Lectura del santo Evangelio según san Juan (19, 25-34)
Junto a la cruz de Jesús estaban su madre, la hermana de su madre, María, la de Cleofás, y María, la Magdalena. Jesús, al ver a su madre y junto a ella al discípulo al que amaba, dijo a su madre: «Mujer, ahí tienes a tu hijo». Luego, dijo al discípulo: «Ahí tienes a tu madre». Y desde aquella hora, el discípulo la recibió como algo propio. Después de esto, sabiendo Jesús que ya todo estaba cumplido, para que se cumpliera la Escritura, dijo: «Tengo sed».
Había allí un jarro lleno de vinagre. Y, sujetando una esponja empapada en vinagre a una caña de hisopo, se la acercaron a la boca. Jesús, cuando tomó el vinagre, dijo: «Está cumplido». E, inclinando la cabeza, entregó el espíritu.
Los judíos entonces, como era el día de la Preparación, para que no se quedaran los cuerpos en la cruz el sábado, porque aquel sábado era un día grande, pidieron a Pilato que les quebraran las piernas y que los quitaran. Fueron los soldados, le quebraron las piernas al primero y luego al otro que habían crucificado con él; pero al llegar a Jesús, viendo que ya había muerto, no le quebraron las piernas, sino que uno de los soldados, con la lanza, le traspasó el costado, y al punto salió sangre y agua.

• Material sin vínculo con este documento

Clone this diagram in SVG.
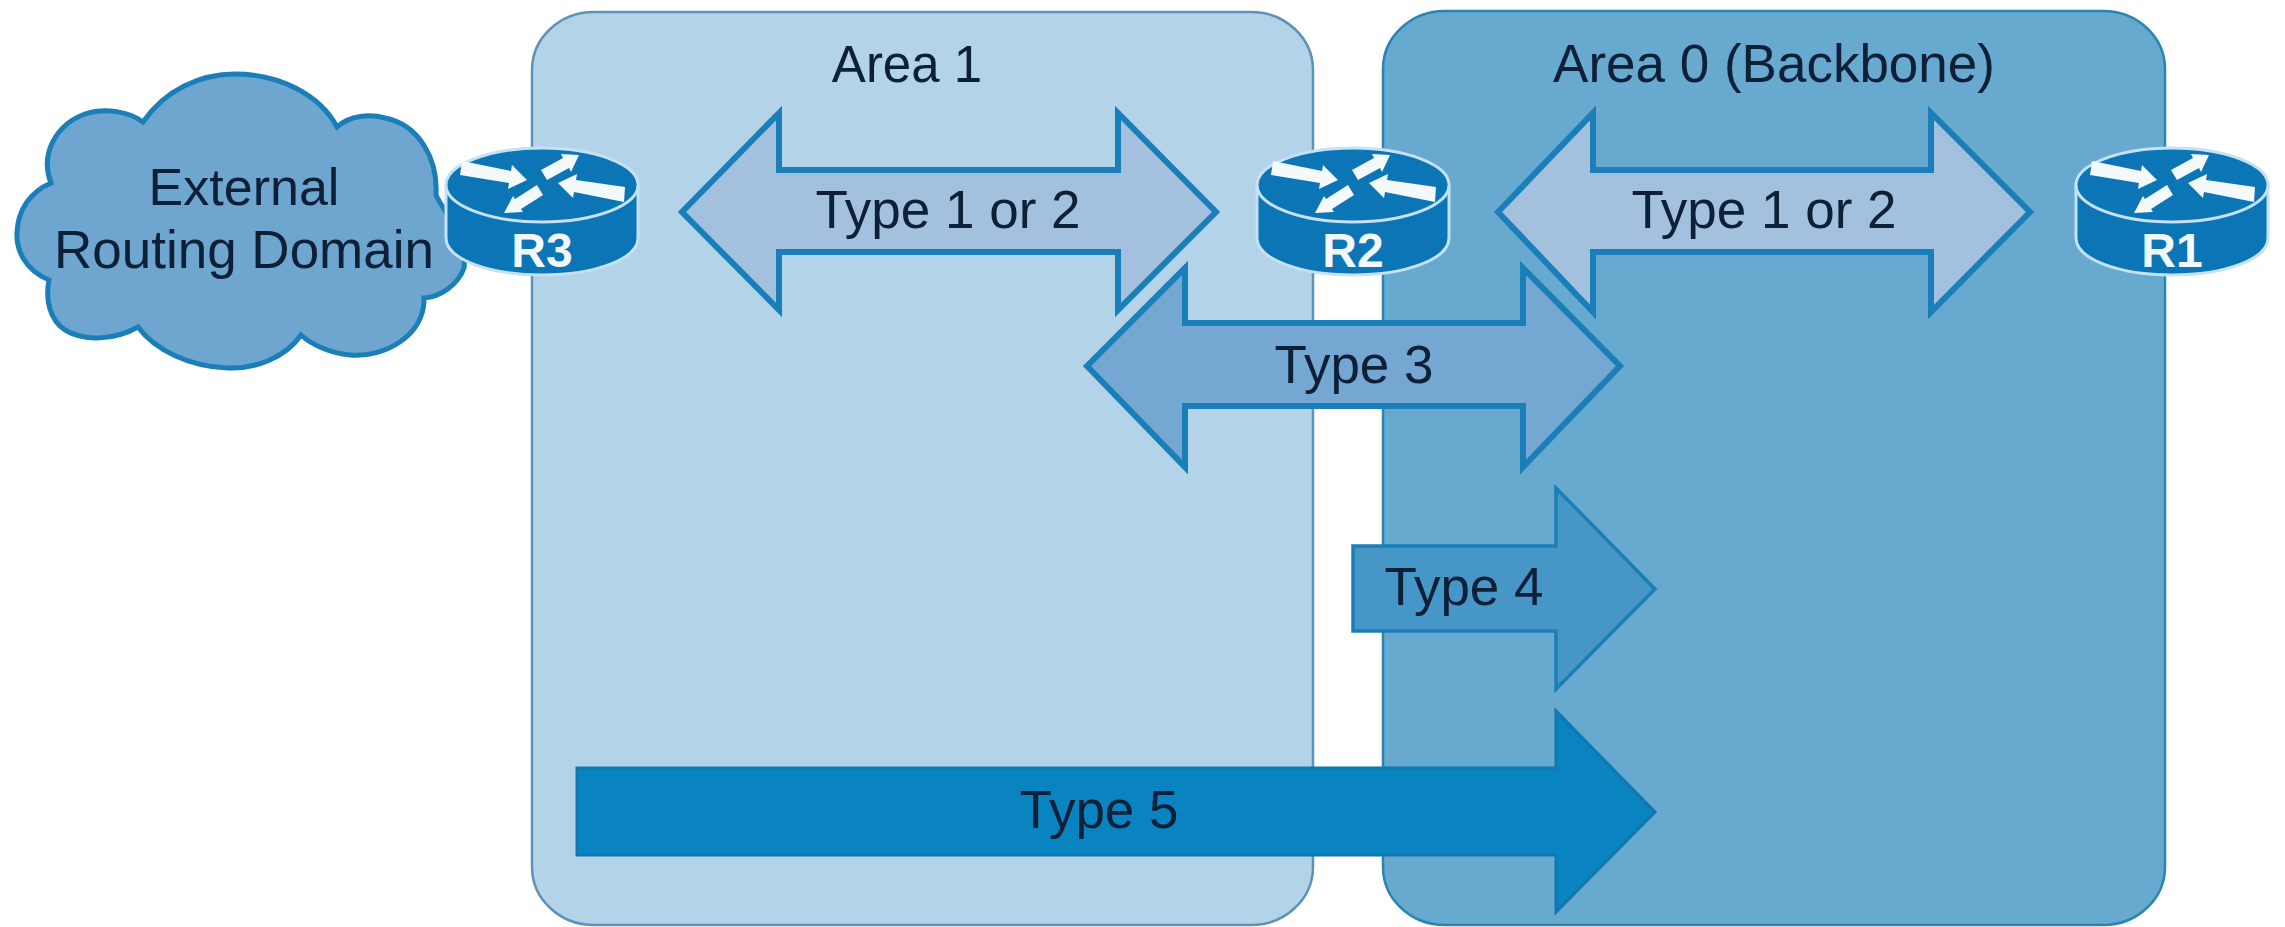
<svg xmlns="http://www.w3.org/2000/svg" width="2285" height="927" viewBox="0 0 2285 927">
<style>
text{font-family:"Liberation Sans",Arial,sans-serif;font-size:53px;fill:#0e1f38;text-anchor:middle}
.rl{font-size:48px;font-weight:bold;fill:#f2f8fc}
.a{stroke:#1a7fb8;stroke-width:6;stroke-linejoin:miter}
</style>
<defs>
<g id="router">
<path d="M-96 0V53C-96 74-53 90 0 90S96 74 96 53V0Z" fill="#0b75b5" stroke="#c4e2f3" stroke-width="3"/>
<ellipse cx="0" cy="0" rx="96" ry="37" fill="#0b75b5" stroke="#c4e2f3" stroke-width="3"/>
<g fill="#f4f9fc">
<polygon points="-80,-24 -31,-14 -30,-20 -15,-5 -34,4 -33,-2 -82,-10"/>
<polygon points="16,-2 35,-11 34,-5 83,2 82,17 32,7 31,13"/>
<polygon points="-1,-15 21,-27 19,-31 37,-30 29,-13 27,-17 5,-5"/>
<polygon points="-5,0 -27,14 -29,11 -38,28 -19,27 -21,24 1,10"/>
</g>
</g>
</defs>
<rect width="2285" height="927" fill="#fff"/>
<g id="area1">
<rect x="532" y="12" width="781" height="913" rx="62" ry="58" fill="#b3d3e8" stroke="#5e92b8" stroke-width="2.5"/>
<text x="907" y="82" style="font-size:51px">Area 1</text>
</g>
<g id="area0">
<rect x="1383" y="11" width="782" height="914" rx="62" ry="58" fill="#68a9cf" stroke="#2a85b5" stroke-width="2.5"/>
<text x="1774" y="82">Area 0 (Backbone)</text>
</g>
<g id="cloud">
<path d="M143 122C165 90 200 74 235 74C280 74 320 95 337 127C350 115 370 114 385 118C420 125 438 160 436 195C445 215 468 235 464 268C458 285 440 297 424 298C425 335 385 358 350 355C330 353 312 345 301 335C285 358 255 369 228 368C190 367 155 350 138 327C115 340 85 342 65 330C50 320 45 300 49 280C25 270 16 250 17 232C18 210 30 192 51 183C40 155 55 125 85 114C105 107 130 112 143 122Z" fill="#6ea6d0" stroke="#1a7fb8" stroke-width="5"/>
<text x="244" y="205" style="font-size:52px">External</text>
<text x="244" y="268">Routing Domain</text>
</g>
<g id="connectors">
<g id="lsa-area1">
<polygon class="a" fill="#a3c1de" points="682,212 779,113 779,170 1118,170 1118,113 1216,212 1118,310 1118,252 779,252 779,310"/>
<text x="948" y="228">Type 1 or 2</text>
</g>
<g id="lsa-area0">
<polygon class="a" fill="#a3c1de" points="1498,212 1593,113 1593,170 1931,170 1931,113 2030,212 1931,312 1931,252 1593,252 1593,312"/>
<text x="1764" y="228">Type 1 or 2</text>
</g>
<g id="lsa-type3">
<polygon class="a" fill="#74a7d2" points="1087,366 1185,268 1185,323 1523,323 1523,268 1620,366 1523,467 1523,406 1185,406 1185,467"/>
<text x="1354" y="383">Type 3</text>
</g>
<g id="lsa-type4">
<polygon fill="#4796c8" stroke="#1a7fb8" stroke-width="3.5" points="1353,546 1556,546 1556,488 1655,589 1556,689 1556,631 1353,631"/>
<text x="1464" y="605">Type 4</text>
</g>
<g id="lsa-type5">
<polygon fill="#0a84c1" stroke="#0f78b0" stroke-width="3" points="577,768 1556,768 1556,711 1655,812 1556,912 1556,855 577,855"/>
<text x="1099" y="828">Type 5</text>
</g>
</g>
<g id="r3"><use href="#router" x="542" y="185"/><text class="rl" x="542" y="267">R3</text></g>
<g id="r2"><use href="#router" x="1353" y="185"/><text class="rl" x="1353" y="267">R2</text></g>
<g id="r1"><use href="#router" x="2172" y="185"/><text class="rl" x="2172" y="267">R1</text></g>
</svg>
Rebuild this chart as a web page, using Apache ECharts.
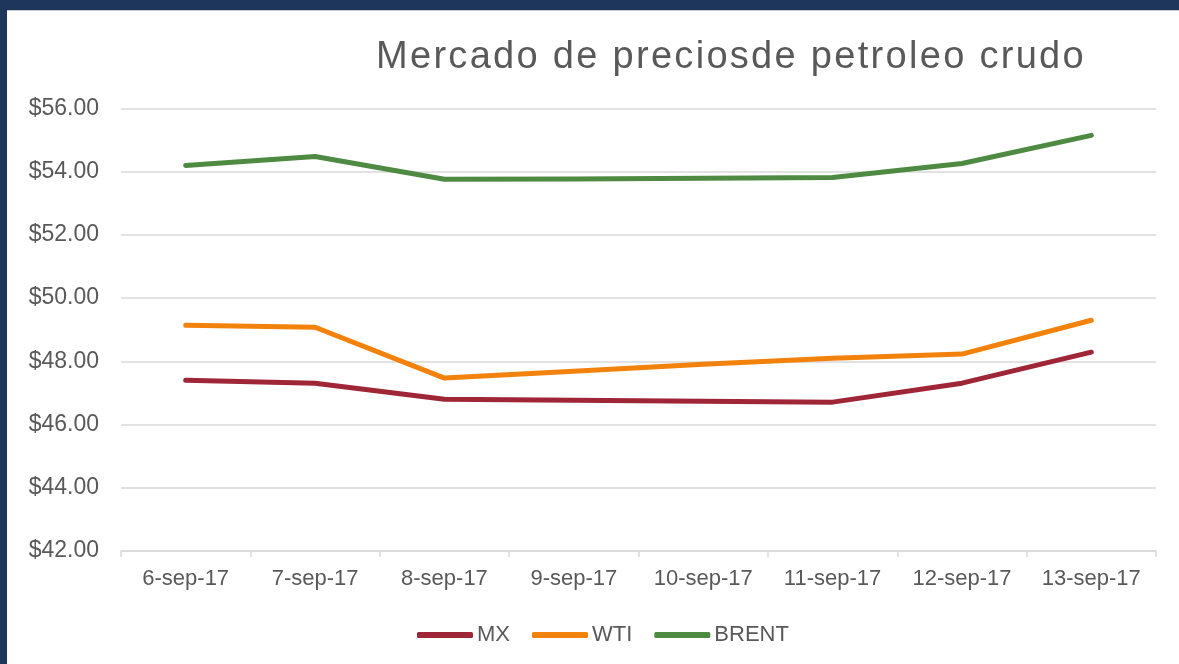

Ahí tienes a tu hijo. Ahí tienes a tu madre
Al día siguiente de la solemnidad de Pentecostés, la liturgia celebra la memoria de María, Madre de la Iglesia, que en nuestra latitud tiene una connotación especial con la procesión de la Virgen del Rocío durante su romería de fama mundial. Es un modo de expresar el papel fundamental de María en medio del grupo de los primeros discípulos de Cristo en su Iglesia, fundada a partir del soplo del Espíritu Santo. Aunque no figure en los textos canónicos la presencia de Madrid en el cenáculo donde los apóstoles recibieron el soplo del Espíritu, el arte religioso y la piedad popular se han encargado de llenar esa laguna con lo que parece más obvio: María fue la primera discípula de Cristo y él mismo la distinguió desde la cruz con la encomienda de prohijar al discípulo amado y, en él, a toda la Iglesia naciente. Quien estuvo al pie del tormento más doloroso, también estaría en esa efusión de gracia arrebatadora que inundó de vida el cuerpo místico de Cristo desde aquel momento de Pentecostés.